O frio das trincheiras
[Crônica de 2 de agosto de 2013]
Este inverno, em alguns dias, tem feito frio de matar passarinho no galho. Frio de gente grande, de deixar as montanhas de Santa Catarina com jeito de Alpes e as ruas de São Paulo com alguma coisa de Hamburgo.
Mexendo nos meus guardados, outro dia dei com o gorro de tricô de lã que meu avô usou na frente de batalha na Revolução de 1932.
Pelos relatos da época, o inverno naquele ano foi particularmente severo, com o frio e a umidade castigando os soldados nas trincheiras cavadas na terra fria e úmida.
Fico imaginando os milhares de voluntários e soldados profissionais que deixaram o calor de seus lares para se irmanarem no frio e no sofrimento das trincheiras, lutando pelo direito de decidir seu futuro, de não aceitar as decisões dos coronéis e caudilhos que mandavam no resto do Brasil.
As trincheiras paulistas aproximaram o colono e o dono da fazenda, o operário e o industrial, o dono da loja e o entregador de pão.
Nelas não havia condição social. Havia hierarquia e a vontade de defender um modo de vida conquistado arduamente, na luta diária por um futuro melhor, no sonho feito realidade pelo imigrante que venceu, que fez fortuna; pelo paulista antigo abrindo novas frentes, nas cidades que cresciam em volta das fazendas; na mistura formadora de uma nova raça composta por todas as raças que fizeram do solo paulista a sementeira de uma nova relação social.
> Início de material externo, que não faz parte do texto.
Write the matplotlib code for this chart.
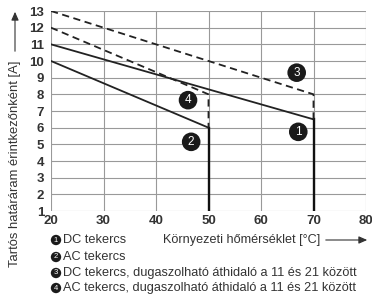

De uma esperança transformada em certeza, na luta pelo pão nosso de cada dia, que galvanizou o estado e levou milhares de voluntários a lutar, em trincheiras imundas, debaixo do frio e da umidade, uma guerra que eles sabiam que não venceriam no campo de batalha, mas, depois, na retomada da rotina que hoje constrói São Paulo.